(Written request) Leave out the pictures and transcribe everything else exactly.

'''

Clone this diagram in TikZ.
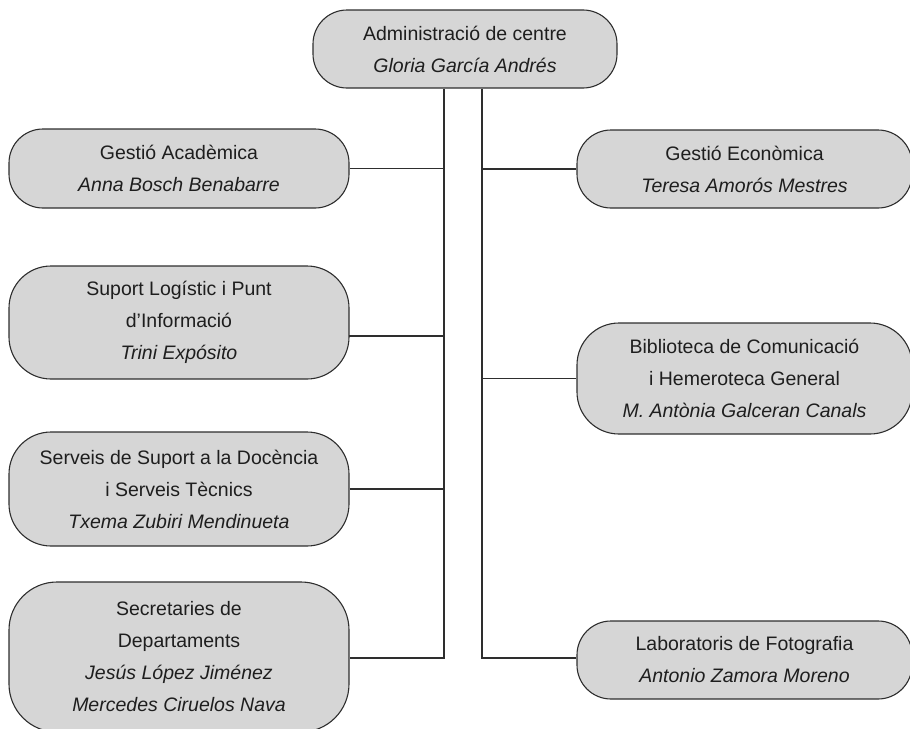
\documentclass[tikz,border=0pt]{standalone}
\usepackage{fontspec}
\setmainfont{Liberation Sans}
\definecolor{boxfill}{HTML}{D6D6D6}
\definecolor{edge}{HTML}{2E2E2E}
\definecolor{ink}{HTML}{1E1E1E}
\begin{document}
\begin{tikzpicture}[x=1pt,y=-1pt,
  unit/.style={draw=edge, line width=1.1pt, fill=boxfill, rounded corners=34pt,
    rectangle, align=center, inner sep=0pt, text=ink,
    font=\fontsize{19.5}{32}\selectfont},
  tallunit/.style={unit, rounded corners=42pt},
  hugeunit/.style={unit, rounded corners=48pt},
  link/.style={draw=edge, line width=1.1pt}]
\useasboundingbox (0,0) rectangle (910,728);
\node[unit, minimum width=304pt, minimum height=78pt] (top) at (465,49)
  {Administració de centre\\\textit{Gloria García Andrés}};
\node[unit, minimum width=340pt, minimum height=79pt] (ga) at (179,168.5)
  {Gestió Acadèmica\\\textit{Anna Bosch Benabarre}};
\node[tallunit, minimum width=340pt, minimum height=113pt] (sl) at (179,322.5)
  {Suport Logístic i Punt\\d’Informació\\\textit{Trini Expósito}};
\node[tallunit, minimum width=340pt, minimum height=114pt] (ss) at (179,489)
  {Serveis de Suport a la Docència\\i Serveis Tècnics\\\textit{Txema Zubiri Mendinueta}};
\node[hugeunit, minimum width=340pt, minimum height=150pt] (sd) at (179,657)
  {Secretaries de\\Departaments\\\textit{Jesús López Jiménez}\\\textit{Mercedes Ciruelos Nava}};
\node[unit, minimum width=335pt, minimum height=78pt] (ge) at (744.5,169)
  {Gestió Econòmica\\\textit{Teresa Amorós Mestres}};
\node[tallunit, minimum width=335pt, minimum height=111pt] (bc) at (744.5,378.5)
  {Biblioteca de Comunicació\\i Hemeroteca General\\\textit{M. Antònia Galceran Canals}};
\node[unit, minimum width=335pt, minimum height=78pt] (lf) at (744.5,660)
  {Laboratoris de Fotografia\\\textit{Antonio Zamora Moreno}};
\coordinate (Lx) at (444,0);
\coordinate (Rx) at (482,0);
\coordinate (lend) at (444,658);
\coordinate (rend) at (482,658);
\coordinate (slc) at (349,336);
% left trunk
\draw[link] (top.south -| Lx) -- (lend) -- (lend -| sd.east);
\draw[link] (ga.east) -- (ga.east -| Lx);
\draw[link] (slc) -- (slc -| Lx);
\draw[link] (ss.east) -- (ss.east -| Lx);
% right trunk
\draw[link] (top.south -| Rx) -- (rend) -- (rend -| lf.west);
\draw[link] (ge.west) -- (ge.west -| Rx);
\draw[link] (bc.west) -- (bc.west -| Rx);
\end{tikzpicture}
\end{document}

'''

(Answer to the task)
Clone this diagram in TikZ.
\documentclass[tikz,border=0pt]{standalone}
\usepackage{fontspec}
\setmainfont{Liberation Sans}
\definecolor{boxfill}{HTML}{D6D6D6}
\definecolor{edge}{HTML}{2E2E2E}
\definecolor{ink}{HTML}{1E1E1E}
\begin{document}
\begin{tikzpicture}[x=1pt,y=-1pt,
  unit/.style={draw=edge, line width=1.1pt, fill=boxfill, rounded corners=34pt,
    rectangle, align=center, inner sep=0pt, text=ink,
    font=\fontsize{19.5}{32}\selectfont},
  tallunit/.style={unit, rounded corners=42pt},
  hugeunit/.style={unit, rounded corners=48pt},
  link/.style={draw=edge, line width=1.1pt}]
\useasboundingbox (0,0) rectangle (910,728);
\node[unit, minimum width=304pt, minimum height=78pt] (top) at (465,49)
  {Administració de centre\\\textit{Gloria García Andrés}};
\node[unit, minimum width=340pt, minimum height=79pt] (ga) at (179,168.5)
  {Gestió Acadèmica\\\textit{Anna Bosch Benabarre}};
\node[tallunit, minimum width=340pt, minimum height=113pt] (sl) at (179,322.5)
  {Suport Logístic i Punt\\d’Informació\\\textit{Trini Expósito}};
\node[tallunit, minimum width=340pt, minimum height=114pt] (ss) at (179,489)
  {Serveis de Suport a la Docència\\i Serveis Tècnics\\\textit{Txema Zubiri Mendinueta}};
\node[hugeunit, minimum width=340pt, minimum height=150pt] (sd) at (179,657)
  {Secretaries de\\Departaments\\\textit{Jesús López Jiménez}\\\textit{Mercedes Ciruelos Nava}};
\node[unit, minimum width=335pt, minimum height=78pt] (ge) at (744.5,169)
  {Gestió Econòmica\\\textit{Teresa Amorós Mestres}};
\node[tallunit, minimum width=335pt, minimum height=111pt] (bc) at (744.5,378.5)
  {Biblioteca de Comunicació\\i Hemeroteca General\\\textit{M. Antònia Galceran Canals}};
\node[unit, minimum width=335pt, minimum height=78pt] (lf) at (744.5,660)
  {Laboratoris de Fotografia\\\textit{Antonio Zamora Moreno}};
\coordinate (Lx) at (444,0);
\coordinate (Rx) at (482,0);
\coordinate (lend) at (444,658);
\coordinate (rend) at (482,658);
\coordinate (slc) at (349,336);
% left trunk
\draw[link] (top.south -| Lx) -- (lend) -- (lend -| sd.east);
\draw[link] (ga.east) -- (ga.east -| Lx);
\draw[link] (slc) -- (slc -| Lx);
\draw[link] (ss.east) -- (ss.east -| Lx);
% right trunk
\draw[link] (top.south -| Rx) -- (rend) -- (rend -| lf.west);
\draw[link] (ge.west) -- (ge.west -| Rx);
\draw[link] (bc.west) -- (bc.west -| Rx);
\end{tikzpicture}
\end{document}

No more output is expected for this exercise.